Lisa Jackson, EPA Head, spoke at a press conference: "This is a common sense plan for phasing in the protections of the Clean Air Act. It gives large facilities the time they need to innovate, governments the time to prepare to cut greenhouse gases and it ensures that we don't push this problem off to our children and grandchildren. With a clear process in place, it's now time for American innovators and entrepreneurs to go to work and lead us into the clean energy economy of the future."

While EPA and Jackson have yet to decide upon the specific restrictions that will be imposed on US CO2 emitters, the statement indicates that industry policies and processes will shift green in upcoming years. Phasing-in restrictions in 2012 makes sense for the auto-industry, in which companies devise the plans for new makes and models a year before they hit the market. In addition, the 1-2 year time frame will hopefully allow the EPA to work with Congress, provided the beleaguered climate change bill comes to pass in the next year.

With President Obama hoping to reach across the aisle to Republicans for the climate bill-allowing for off-shore drilling on the East and West Coast provided coastal regions are protected and investing in nuclear power-some optimists believe the bill can indeed pass this year. Since healthcare has passed climate change may have risen higher on the US President's political agenda.

However, politics will be a factor-mid-term elections forthcoming added to Republican outrage over the controversial healthcare bill will make any sweeping legislature difficult to pass-one of the essential parts of the Republican platform is opposition to President Obama's latest policies. Compromises have not been common and Democrats will need 60 votes in the Senate for a bill to pass. Conservative support may be hard to come by, although it is being drafted on a bipartisan committee of Democrat John Kerry, Republican Lindsay Graham, and Independent Libertarian Joseph Lieberman.

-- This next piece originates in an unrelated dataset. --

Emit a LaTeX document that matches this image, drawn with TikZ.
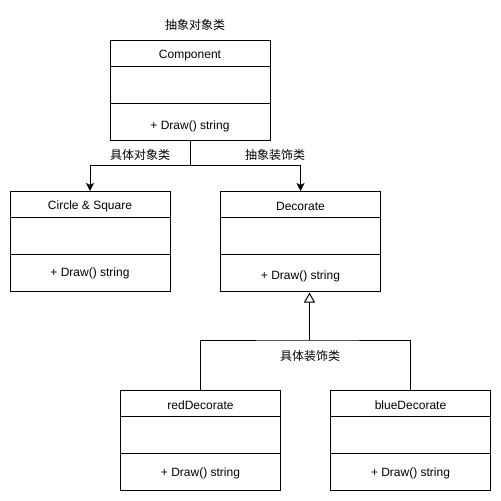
\documentclass[tikz,border=0pt]{standalone}
\usepackage{fontspec}
\setmainfont{Liberation Sans}
\newfontfamily\cjk{Noto Sans CJK SC}
\usetikzlibrary{arrows.meta}

\tikzset{
  classbox/.style={draw, line width=1bp, minimum width=160bp, minimum height=100bp,
    inner sep=0pt, outer sep=0pt, anchor=north west},
  txt/.style={inner sep=0pt, font=\fontsize{12bp}{14bp}\selectfont},
  cjktxt/.style={inner sep=0pt, font=\fontsize{12bp}{14bp}\selectfont\cjk},
  wire/.style={line width=1bp},
  assoc/.style={wire, -{Stealth[length=8bp, width=8bp, inset=2bp]}},
  inherit/.style={wire, -{Triangle[open, length=10bp, width=11bp]}, shorten >=1.5bp},
}

% name, left, top, title, offset of the operation text
\newcommand\umlclass[5]{%
  \node[classbox] (#1) at (#2,#3) {};
  \draw[wire] ([yshift=-26bp]#1.north west) -- ([yshift=-26bp]#1.north east);
  \draw[wire] ([yshift=-63bp]#1.north west) -- ([yshift=-63bp]#1.north east);
  \node[txt] (#1-title) at ([yshift=-15bp]#1.north) {#4};
  \node[txt] (#1-op) at ([yshift=-#5bp]#1.north) {+ Draw() string};
}

\begin{document}
\begin{tikzpicture}[x=1bp, y=-1bp]
  \fill[white] (0,0) rectangle (501,501);
  \useasboundingbox (0,0) rectangle (501,501);

  \umlclass{comp}{110}{40.5}{Component}{85.5}
  \umlclass{cs}{10}{191}{Circle \& Square}{82.5}
  \umlclass{dec}{220.5}{191}{Decorate}{85}
  \umlclass{red}{120.5}{390}{redDecorate}{83.5}
  \umlclass{blue}{330.5}{390}{blueDecorate}{83.5}

  \node[cjktxt] (lab-abs) at (195,25) {抽象对象类};
  \node[cjktxt] (lab-conc) at (140,155) {具体对象类};
  \node[cjktxt] (lab-absdec) at (275,155) {抽象装饰类};
  \node[cjktxt] (lab-concdec) at (310,356) {具体装饰类};

  % associations from Component
  \draw[assoc] (comp.south) -- ++(0,24.5) -| (cs.north);
  \draw[assoc] (comp.south) -- ++(0,24.5) -| (dec.north);

  % generalisation of the concrete decorators
  \coordinate (gen) at (309.5,340);
  \draw[wire] (red.north) |- (gen) -| (blue.north);
  \draw[inherit] (gen) -- (gen |- dec.south);
\end{tikzpicture}
\end{document}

And although the EPA is legally allowed to regulate CO2 emissions due to a 2007 Supreme Court ruling, without support of Congress, the scale of carbon mitigation needed to curb emissions will be difficult to achieve. For the sake of international climate negotiations and for the sake of the future, it is essential that the USA enacts domestic CO2 mitigation; the window is closing fast to halt long-term effects of CO2 trapped in the atmosphere.